A hotly-contested, hard-hitting affair was expected when Iowa and Iowa State met in Kinnick Stadium to write the next chapter in their storied rivalry, and in that regard it didn't disappoint.
By nearly every other metric a football team can be measured, however, the Hawkeyes were painfully disappointing in a 9-6 loss that saw the Cyclones walk off with the Cy-Hawk trophy for a second consecutive season.
The week ahead will be challenging for the glass half-full crowd, as Saturday's loss provided far more ammo for their ever-present antagonists, the doom-and-gloom prognosticators.
In the interest of universal appeal, let's analyze the winners and losers from a bitter Hawkeye defeat.
We love to extol the virtues of hard work and dedication to our children, but I am a firm believer it's the equipment that makes the man.
Depending on your craft, you may be a better set of clubs from being scratch golfers, a nicer suit from landing a great job, or a great pair of receiving gloves from hauling in a critical reception over the middle on 4th-and-10.
If this theory weren't true, the Iowa receivers would have some explaining to do after multiple critical drops in the fourth quarter. It became clear the Cyclones had no answer for C.J. Fiedorowicz late in the game.
Unfortunately, his gloves let him down in a big spot.
That was nothing compared to the number junior wide receiver Don Shumpert's gloves did on him. Shumpert's gloves allowed what would have been a fourth down conversion to hit him in the chest and hardly bothered to touch the ball before it hit the Kinnick Stadium turf for a turnover on downs.
I'm starting to wonder if these gloves are good for anything besides forming team logos when held up to show allegiance to The Roc.
To say the defense put Iowa in a position to win is more than a slight understatement.
The last time the Hawkeyes failed to win a game in which their opponent was held under 10 points was a 5-3 loss to Arizona in 1980 (via HawkeyeNation.com).
In the first half, Iowa's defense was unable to get anything even slightly resembling pressure on ISU quarterback Steele Jantz, a problem compounded by repeated missed tackles at first contact. The end result was a unit that forced zero three-and-outs and was undoubtedly relieved to go to the locker room trailing only 9-3.
First-year defensive coordinator Phil Parker once again made all the right adjustments at halftime. The defense forced numerous three-and-outs and came away with huge plays in do-or-die situations, specifically when ISU moved the ball into the red zone.
For the second straight week, the Iowa defense did their job, and it appears Phil Parker is the right man for his.
One of the unique features of Kinnick Stadium is the close proximity of the fans to the field. It is not uncommon for fans in the end zone—often students—to join in the celebration when the Hawkeyes score a touchdown.
Unfortunately for eager fans, it appears Iowa touchdowns are more of a theoretical possibility than a likely occurrence.
In their six trips to the red zone this season, the Hawkeyes have come away with a grand total of zero touchdowns. On Saturday, that included a very manageable 1st-and-goal from the 3-yard line, which Iowa predictably turned into three points.

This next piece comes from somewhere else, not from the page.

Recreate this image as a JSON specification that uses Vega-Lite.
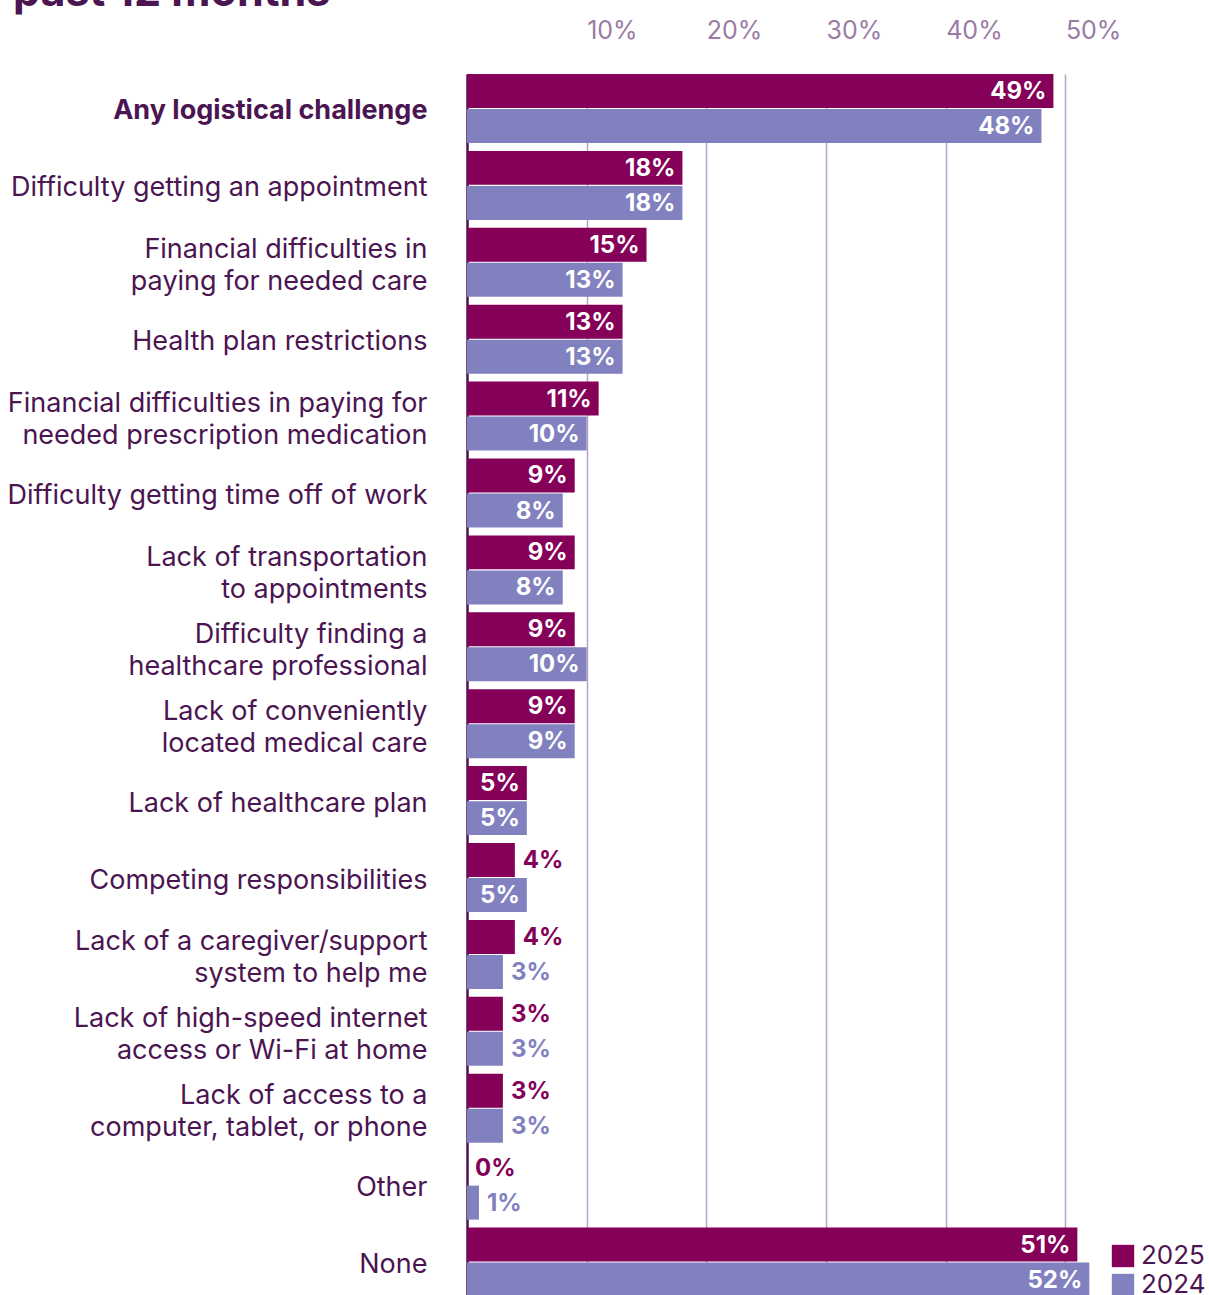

It looks like fans with end zone seats at Kinnick may need to petition to have the field goal nets taken down if they hope to see any action.
Let there be no debate as to the level of appreciation today's Iowa football program has for the undefeated Hawkeye squads of 1921 and 1922.
There is a celebratory vibe that accompanies the donning of special throwback uniforms, but the Hawkeyes had no intention of stopping at the sartorial homage. Instead, Iowa embarked on a journey of method acting that would have made Marlon Brando question their sanity.
Determined to sell their role as the 1921 Iowa football team, the Hawkeyes refused to indulge in the modern advancements of offensive football, instead plodding along to a historically-accurate six point yawn-fest.
Cheerleader is a thankless job. Despite their hard work and often dangerous routines, cheerleaders are often marginalized as irrelevant window dressing.
When the team on the field provides little or no cheer-worthy moments, they become a complete annoyance. It's nothing personal, but when your favorite team is in the process of raising your blood pressure to dangerous new heights, any form of enthusiasm is actually quite infuriating.
Misery loves company, and fan site message boards after disappointing losses are the most densely populated wasteland of anonymous know-it-alls the Internet has to offer.
Immediately following Iowa's anemic offensive performance, the message boards lit up with calls for wildly unreasonable changes.
Bench the fifth-year senior quarterback in favor of someone we know nothing about and have never seen take a meaningful snap NOW!
Perhaps the most entertaining thread included calls for the offensive coordinator's job, two games into his tenure, by people lamenting the loss of former offensive coordinator Ken O'Keefe.
Among the most popular message board topics over the previous decade had been "Fire Ken O'Keefe."
There isn't much to be gained by reading these posts, but there are a lot of them, and they're especially fired up this week.